Türkiye’de Bilim ve Teknoloji politikası alanında yapılan araştırma ve yayınlar çok az. Zaten bu alanda ülkede yetişmiş eleman da kalmadı. Siyaset kurumu denen çark adam yetiştirmediği gibi kendinden olmayan hiç kimseye da çalışma şansı bırakmıyor. Bu konuya uzun yıllar kafa yormuş, eğitimini almış, deneyim kazanmış ve çok şükür halen yaşayan tek bir kişi var. Prof.Dr. Ergun Türkcan.

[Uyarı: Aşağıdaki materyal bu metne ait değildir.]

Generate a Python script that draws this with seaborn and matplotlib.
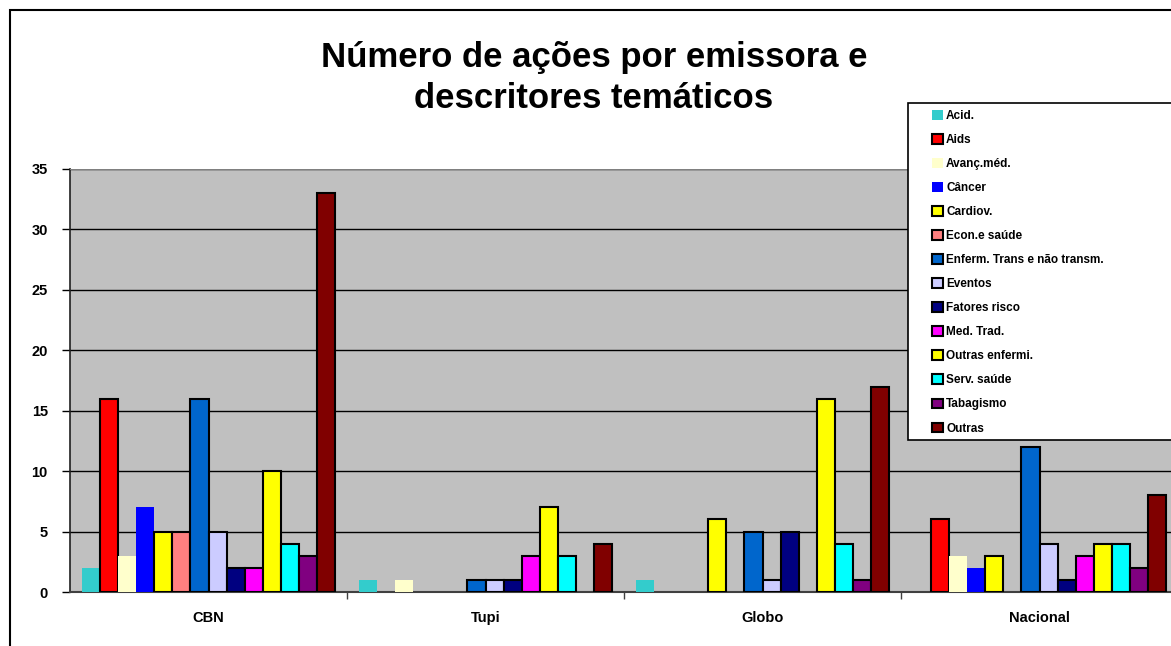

Ergün hoca 1940’ta Muğla’da doğdu. İlk ve orta öğreniminden sonra, 1962’de, Ankara Üniversitesi Siyasal Bilgiler Fakültesi’nden mezun oldu; askerlik hizmetinden sonra yeni kurulan TÜBİTAK’ta Türkiye’nin ilk Bilim Politikası Ünitesi’ne atandı. Bu alandaki ilk profesyonel araştırıcı olan Türkcan, doktorasını İngiltere’de Sussex Üniversitesi, SPRU’da (Science Policy Research Unit) OECD Fellow olarak hazırladı ve 1972’de Ankara Üniversitesi’nden iktisat doktorasını aldı. 1974’te TÜBİTAK’tan ayrılan Ergun Türkcan, Enerji ve Tabii Kaynaklar Bakanlığı’nda, Ankara Belediyesi’nde çalıştı. Hacettepe Üniversitesi ve Gazi Üniversitesi’nde öğretim üyesi olarak görev yaptı ve 1979’da doçent oldu.
1978-1979’da Devlet Planlama Teşkilatı’nda, İktisadi Planlama Dairesi Müşaviri sıfatıyla Dördüncü Plan çalışmalarına katıldı. 1982’de üniversiteden ayrıldı ve çeşitli şirketlerde çalıştıktan sonra 1988’de yeniden üniversiteye döndü. Önce Gazi Üniversitesi’nde, sonra Siyasal Bilgiler Fakültesi’nde profesör olan Türkcan, 2007’de emekliye ayrıldı. Yazar, 1993’ten 2003’e kadar, kısmı zamanlı, TÜBİTAK Başkanı Bilim Politikası Danışmanı olarak çalıştı; bu arada 2000-2002 arasında kurumun Bilim ve Teknoloji Politikaları Daire Başkanlığı’na vekalet etti. ODTÜ Sosyal Bilimler Enstitüsü’nde Science and Technology Policy Studies (STPS) lisans-üstü programında yer alan Bilim ve Teknoloji Tarihi derslerini veren Türkcan’ın bu alanda birçok makale ve tebliğine ek olarak Teknolojinin Ekonomik Politiği başlıklı bir kitabı var.
Hoca Türkiye’de Planlama Teşkilatının belki de ilk resmi olmayan tarihini de yazmıştır. Kitabın adı çok ilginç: ” Türkiye’de de Planlamanın Yükselişi ve Çöküşü 1960-1980”. Ergün Türkcan 2009 yılında "Dünyada ve Türkiye’de Bilim, Teknoloji ve Politika" adli eseriyle Sedat Simavi Ödülü kazanmıştır,aynı çalışma Türkiye Bilim Akademisince ödüle layık görüldü. Kanımca Türkçede bu alanda bir başyapıt niteliğinde bir bilgi kaynağıdır. Tabi bunun anlamını bilen ve anlayabilenler için.